# Kharcho, Georgian soup.



## CharlieD (Oct 10, 2017)

Was not sure if I should put this in soups, or here. Since it is ethnic dish, I'm adding to this forum. If administration decides otherwise please move to soups. In all the truth, I thought I have posted this recipe before, but I could not find.

Kcharcho, or Harcho is a most common Georgian soup that was found in restaurants back in Soviet days, and from what I understand it is still very popular. Here is the recipe.

Kcharco/Harco/Charcho-TNT

Beef – 2 pounds
Water – 4 quarts
Ripe tomatoes, peeled and diced – 1 pound
Onion, small to medium, chopped/diced – 2-3 
Lemon, sliced and cut in halves – 1
Tomato paste – 2 table spoons
Cilantro, chopped – 1 small bunch
Parsley, chopped – 1 small bunch
Bay leaves – 3
Garlic, crushed – 4-5 cloves
Hot red pepper, like cane or similar
Salt
Oil for sautéing 
Rice – 1 cup

Directions:
Wash and cut up meat. Cook in 4 quarts of water, simmering till completely cook. Make sure to peak the dirty foam forming on the top while cooking. After it stops foaming I like to add bay leaves. Separately sauté the chopped onions adding tomato paste. 
When meat is done add sautéed onions, tomatoes, herbs and garlic. Add salt and pepper, to taste. Bring back to boil add rice. Cook for 20 minutes. 
To serve put the slice of lemon on the side of the plate, so the people can squeeze the juice into soup. Alternatively, you can simply add lemon juice to soup during cooking.

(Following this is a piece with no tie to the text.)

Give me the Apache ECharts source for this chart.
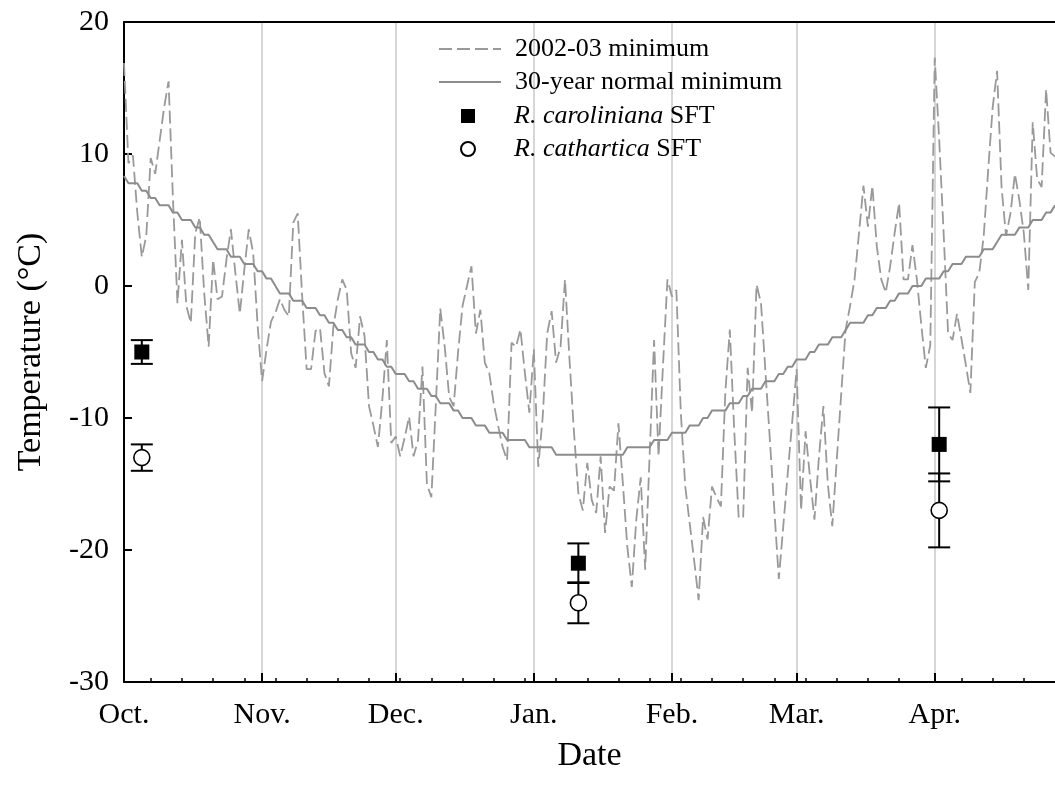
<!DOCTYPE html>
<html><head><meta charset="utf-8">
<script src="https://cdn.jsdelivr.net/npm/echarts@6/dist/echarts.min.js"></script>
<style>html,body{margin:0;padding:0;background:#fff}#c{width:1055px;height:789px}</style>
</head><body><div id="c"></div>
<script>
// Day 0 = Oct 1, 2002
const monthStarts = [0, 31, 61, 92, 123, 151, 182];
const monthLabels = ['Oct.', 'Nov.', 'Dec.', 'Jan.', 'Feb.', 'Mar.', 'Apr.'];
const weekTicks = [6,13,20,27,34,41,48,55,62,69,76,83,90,97,104,111,118,125,132,139,146,153,160,167,174,188,195,202];

// 2002-03 daily minimum temperature (°C), one value per day from Oct 1
const dailyMin = [
  16.9, 9.3, 9.9, 5.5, 2.2, 3.8, 9.7, 8.5, 11.0, 13.5,
  15.5, 6.5, -1.3, 3.5, -1.5, -2.8, 4.0, 5.2, -0.5, -4.6,
  2.0, -1.0, -0.8, 2.0, 4.3, 1.0, -2.1, 1.2, 4.3, 2.5,
  -3.0, -7.2, -4.8, -2.7, -2.0, -1.0, -1.8, -2.3, 4.8, 5.5,
  -0.8, -6.3, -6.3, -3.4, -3.2, -6.6, -7.6, -3.1, -1.0, 0.5,
  -0.3, -5.1, -6.2, -2.3, -3.8, -9.1, -10.6, -12.2, -8.6, -4.1,
  -11.9, -11.4, -12.9, -11.5, -9.9, -12.9, -11.7, -6.1, -15.0, -16.0,
  -9.0, -1.7, -4.6, -8.4, -9.1, -5.0, -1.5, 0.0, 1.5, -3.6,
  -1.8, -5.8, -6.6, -8.9, -10.6, -12.2, -13.2, -4.3, -4.6, -3.3,
  -6.6, -9.6, -4.8, -13.7, -9.9, -3.6, -1.9, -5.8, -4.6, 0.5,
  -5.5, -11.0, -15.7, -17.0, -13.4, -16.2, -17.2, -12.9, -18.7, -15.2,
  -15.5, -10.4, -15.0, -19.8, -22.8, -17.7, -14.5, -21.5, -12.8, -4.1,
  -12.9, -6.0, 0.5, -0.8, -0.3, -9.6, -15.2, -18.0, -20.8, -23.8,
  -17.5, -19.2, -15.2, -16.0, -16.7, -8.0, -3.3, -11.0, -17.6, -17.5,
  -6.2, -9.6, 0.1, -1.3, -6.5, -11.7, -17.0, -22.2, -18.2, -14.2,
  -10.3, -6.3, -17.0, -11.0, -14.5, -17.7, -13.0, -9.1, -15.0, -18.2,
  -13.2, -8.2, -3.3, -1.5, 0.5, 4.0, 7.6, 4.5, 7.6, 3.0,
  0.5, -0.5, 1.5, 4.0, 6.3, 0.5, 0.5, 3.1, 0.5, -3.0,
  -6.2, -4.5, 17.3, 11.1, 4.0, -3.6, -4.1, -2.1, -4.0, -6.0,
  -8.1, 0.3, 1.0, 3.8, 8.8, 13.5, 16.3, 7.5, 3.8, 5.5,
  8.5, 6.5, 4.0, -0.3, 12.4, 8.1, 7.5, 14.9, 10.1, 9.8
];

// 30-year normal minimum (°C): [day, value] at the corners of its steps
const normalMin = [
  [0,8.33],[1,7.78],[3,7.78],[4,7.22],[5,7.22],[6,6.67],[7,6.67],[8,6.11],[10,6.11],[11,5.56],
  [12,5.56],[13,5.0],[15,5.0],[16,4.44],[17,4.44],[18,3.89],[19,3.89],[20,3.33],[21,2.78],[23,2.78],
  [24,2.22],[26,2.22],[27,1.67],[29,1.67],[30,1.11],[31,1.11],[32,0.56],[33,0.56],[34,0],[35,-0.56],
  [37,-0.56],[38,-1.11],[40,-1.11],[41,-1.67],[43,-1.67],[44,-2.22],[45,-2.22],[46,-2.78],[47,-2.78],[48,-3.33],
  [49,-3.33],[50,-3.89],[51,-3.89],[52,-4.44],[54,-4.44],[55,-5.0],[56,-5.0],[57,-5.56],[58,-5.56],[59,-6.11],
  [60,-6.11],[61,-6.67],[63,-6.67],[64,-7.22],[65,-7.22],[66,-7.78],[68,-7.78],[69,-8.33],[70,-8.33],[71,-8.89],
  [73,-8.89],[74,-9.44],[75,-9.44],[76,-10.0],[78,-10.0],[79,-10.56],[81,-10.56],[82,-11.11],[85,-11.11],[86,-11.67],
  [90,-11.67],[91,-12.22],[96,-12.22],[97,-12.78],[112,-12.78],[113,-12.22],[118,-12.22],[119,-11.67],[122,-11.67],[123,-11.11],
  [126,-11.11],[127,-10.56],[129,-10.56],[130,-10.0],[131,-10.0],[132,-9.44],[135,-9.44],[136,-8.89],[138,-8.89],[139,-8.33],
  [140,-8.33],[141,-7.78],[143,-7.78],[144,-7.22],[146,-7.22],[147,-6.67],[148,-6.67],[149,-6.11],[150,-6.11],[151,-5.56],
  [153,-5.56],[154,-5.0],[155,-5.0],[156,-4.44],[158,-4.44],[159,-3.89],[161,-3.89],[162,-3.33],[163,-2.78],[166,-2.78],
  [167,-2.22],[168,-2.22],[169,-1.67],[171,-1.67],[172,-1.11],[173,-1.11],[174,-0.56],[176,-0.56],[177,0],[179,0],
  [180,0.56],[183,0.56],[184,1.11],[185,1.11],[186,1.67],[188,1.67],[189,2.22],[192,2.22],[193,2.78],[195,2.78],
  [196,3.33],[197,3.89],[200,3.89],[201,4.44],[203,4.44],[204,5.0],[206,5.0],[207,5.56],[208,5.56],[209,6.11]
];

// Stem freezing tolerance (SFT) sampling days, means and error
const sftDays = [4, 102, 183];
const carolinianaMean = [-5, -21, -12];
const carolinianaErr = [0.9, 1.5, 2.8];
const catharticaMean = [-13, -24, -17];
const catharticaErr = [1.0, 1.55, 2.8];

const FONT = '"Liberation Serif", "Times New Roman", serif';

function errRender(params, api) {
  const x = api.value(0), lo = api.value(1), hi = api.value(2);
  const a = api.coord([x, lo]), b = api.coord([x, hi]);
  const hw = 11;
  const st = { stroke: '#000', lineWidth: 2 };
  return { type: 'group', children: [
    { type: 'line', shape: { x1: a[0], y1: a[1], x2: b[0], y2: b[1] }, style: st },
    { type: 'line', shape: { x1: a[0] - hw, y1: a[1], x2: a[0] + hw, y2: a[1] }, style: st },
    { type: 'line', shape: { x1: b[0] - hw, y1: b[1], x2: b[0] + hw, y2: b[1] }, style: st }
  ]};
}

const chart = echarts.init(document.getElementById('c'), null, { renderer: 'canvas' });
chart.setOption({
  animation: false,
  backgroundColor: '#fff',
  grid: { left: 124, right: 0, top: 22, bottom: 107, containLabel: false },
  xAxis: [
    {
      type: 'value', min: 0, max: 209, position: 'bottom',
      name: 'Date', nameLocation: 'middle', nameGap: 57,
      nameTextStyle: { fontFamily: FONT, fontSize: 34, color: '#000' },
      axisLine: { show: true, onZero: false, lineStyle: { color: '#000', width: 2 } },
      axisTick: { show: true, inside: true, length: 9, customValues: monthStarts, lineStyle: { color: '#000', width: 2 } },
      axisLabel: { show: true, customValues: monthStarts, margin: 18,
        formatter: v => monthLabels[monthStarts.indexOf(v)] || '',
        fontFamily: FONT, fontSize: 30, color: '#000' },
      splitLine: { show: true, lineStyle: { color: '#c8c8c8', width: 1.5 } }
    },
    {
      type: 'value', min: 0, max: 209, position: 'bottom',
      axisLine: { show: false, onZero: false },
      axisTick: { show: true, inside: true, length: 4, customValues: weekTicks, lineStyle: { color: '#000', width: 1.5 } },
      axisLabel: { show: false }, splitLine: { show: false }
    },
    {
      type: 'value', min: 0, max: 209, position: 'top',
      axisLine: { show: true, onZero: false, lineStyle: { color: '#000', width: 2 } },
      axisTick: { show: false }, axisLabel: { show: false }, splitLine: { show: false }
    }
  ],
  yAxis: {
    type: 'value', min: -30, max: 20, interval: 10,
    name: 'Temperature (°C)', nameLocation: 'middle', nameGap: 76,
    nameTextStyle: { fontFamily: FONT, fontSize: 34, color: '#000' },
    axisLine: { show: true, onZero: false, lineStyle: { color: '#000', width: 2 } },
    axisTick: { show: true, inside: true, length: 8, lineStyle: { color: '#000', width: 2 } },
    axisLabel: { margin: 15, fontFamily: FONT, fontSize: 30, color: '#000' },
    splitLine: { show: false }
  },
  legend: [
    {
      data: ['2002-03 minimum', '30-year normal minimum'],
      orient: 'vertical', left: 438, top: 36, padding: 0,
      itemWidth: 62, itemHeight: 14, itemGap: 7,
      itemStyle: { opacity: 0 },
      formatter: n => '{sp|}' + n,
      textStyle: { fontFamily: FONT, fontSize: 26, color: '#000', rich: { sp: { width: 9 } } }
    },
    {
      data: ['R. caroliniana SFT', 'R. cathartica SFT'],
      orient: 'vertical', left: 460, top: 103, padding: 0,
      itemWidth: 14, itemHeight: 14, itemGap: 7,
      itemStyle: { opacity: 1 },
      formatter: n => '{sp|}{i|' + n.replace(' SFT', '') + '} SFT',
      textStyle: { fontFamily: FONT, fontSize: 26, color: '#000',
        rich: { sp: { width: 34 }, i: { fontFamily: FONT, fontSize: 26, fontStyle: 'italic', color: '#000' } } }
    }
  ],
  series: [
    {
      name: '2002-03 minimum', type: 'line', xAxisIndex: 0,
      data: dailyMin.map((v, i) => [i, v]),
      symbol: 'none', z: 2,
      itemStyle: { color: '#999' },
      lineStyle: { color: '#999', width: 1.8, type: [13, 5] }
    },
    {
      name: '30-year normal minimum', type: 'line', xAxisIndex: 0,
      data: normalMin, symbol: 'none', z: 3,
      itemStyle: { color: '#8c8c8c' },
      lineStyle: { color: '#8c8c8c', width: 2 }
    },
    {
      type: 'custom', xAxisIndex: 0, z: 4, renderItem: errRender,
      data: sftDays.map((d, i) => [d, carolinianaMean[i] - carolinianaErr[i], carolinianaMean[i] + carolinianaErr[i]])
    },
    {
      type: 'custom', xAxisIndex: 0, z: 4, renderItem: errRender,
      data: sftDays.map((d, i) => [d, catharticaMean[i] - catharticaErr[i], catharticaMean[i] + catharticaErr[i]])
    },
    {
      name: 'R. caroliniana SFT', type: 'scatter', xAxisIndex: 0, z: 5,
      symbol: 'rect', symbolSize: 15,
      itemStyle: { color: '#000', opacity: 1 },
      data: sftDays.map((d, i) => [d, carolinianaMean[i]])
    },
    {
      name: 'R. cathartica SFT', type: 'scatter', xAxisIndex: 0, z: 5,
      symbol: 'circle', symbolSize: 16,
      itemStyle: { color: '#fff', borderColor: '#000', borderWidth: 1.6, opacity: 1 },
      data: sftDays.map((d, i) => [d, catharticaMean[i]])
    }
  ]
});
</script></body></html>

Notes: I found out that cooking rice in the soup doesn’t work for me. I like to cook rice separately and just add to bowl/plate when serving. Also you can add some fresh herbs directly into plate in addition to what is already in the pot. 
Being from Ukraine, soup has to be served with Sour Cream (imagine that  ), but sour cream doesn’t really go well with this soup. Don’t know why. What I do instead, I mix some mayo with lemon juice and use a teaspoon of the mixture when serving. That kind saves the step of adding lemon/lemon juice.
Obviously the recipe is easily multiplied. It is easily reheated, but if you put rice in the soup it will be way overcooked. 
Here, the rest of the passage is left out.